9 Aralık 2009 Çarşamba

yeniden sizlerle..

artık bişiler yazalım diil mi? buraları boş bırakmayalım. insanlar çemkirmesin yüzümüze. ordan kolay geliyodur sana tabi, "ulan ne var ki yani, ben olsam her gün krallar gibi yazarım.." diyosundur belki de. ama öyle değil işte. burası farklı bi ortam. tabii. sen ne anlıcan. peh. (bu hoş olmayan bir şakadır.)

...hiç büyük noktayla falan uğraşamıcam, kusura bakmayın. bundan sonra böyle...

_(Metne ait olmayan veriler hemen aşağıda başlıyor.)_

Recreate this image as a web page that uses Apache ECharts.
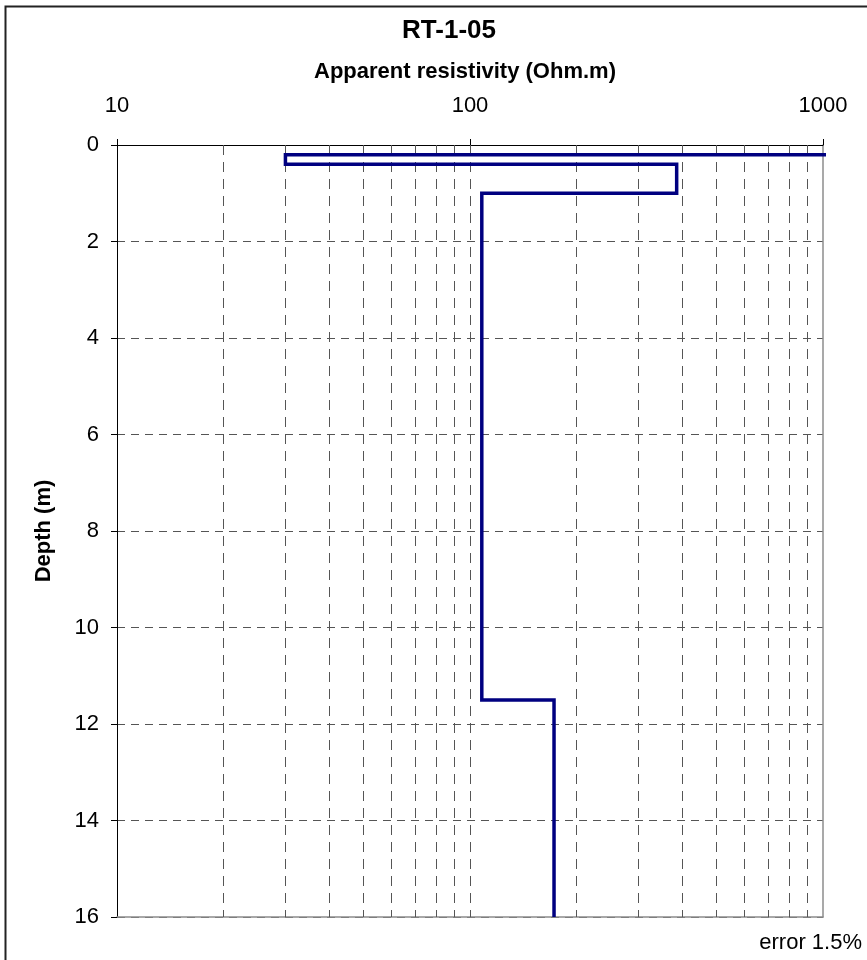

...çayı sevmeyen insanlar var ya, ne tuhaflar onlar. bana çok ters geliyo arkadaş. yemek yemişsin, göbeğe göbek katmışsın, battı balık yan gider hesabı "çay söylesek ya.." diyosun, ordan bi çay sevmeyen diyo ki: "amaaan çay çok gereksiz bişi bence.." e şimdi ne diyim ki buna ben. ne yapıyım yani. hadi sevmeyeni geçtim. hayatında çay içmemiş bir insanın, bir türk'ün varlığını öğrendim bugün. bahanesi de "merak etmedim abi hiç ne biliyim.." olmuş. kahvaltıda kola içiyomuş adam. ilginç, vallahi çok ilginç. güne geğirerek başlamak da tuhaf olsa gerek...

...hasbro, parker gibi şirketler var ya, oyun yapıyolar hani. tabu olsun, monopoly olsun, trivial pursuit olsun. heh işte bu şirketlerden biri twister diye oyun yapmış zamanında, yıllardır merak ederdim de hiç denk gelmemiştim oyuna. geçenlerde radyo topluluğu'nun kahve içmece, eğlenmece toplantısında kendisiyle tanışma şerefine nail oldum. olmaz olaydım arkadaş.. sol ayağımla sağ elimi gereken yerlerde tutucam diye bacağım koptu, hoş olmayan pozlar verdim. millet güldü arkamdan, rezil oldum. önerim o ki: bir yerde karşılaşırsanız bu oyunla, denemeyin bile, kaçın ondan...

...bazen oturup düşünüyorum "ne saçma ismim var lan diye.." diye.. aslında anlamı falan güzel de, ne bileyim. mesela ben yaşlanınca bana caner amca mı dicekler? ya da daha da yaşlanınca caner dede, caner beyamca, caner the white falan mı dicekler? çok komik diil mi sizce de? bi kendi isminizi düşünün. berkay dede, diren dayı, buket hala.. aşırı ciddiyetsiz...

...yazıyı ciddi bi konuyla kapatmak istiyorum. tokat'ta şehit olan 7 gencin ardından "ülkeyi korumak adına bazı fedakarlıklar gösterilmelidir." tarzı bi açıklama yapan vali de allahından bulsun...

aklıma geldikçe yazcam ben. takipte kalın. akşam akşam bu kadar yeter size. hadi bakim, görüşürüz. kendinize dikkat edin.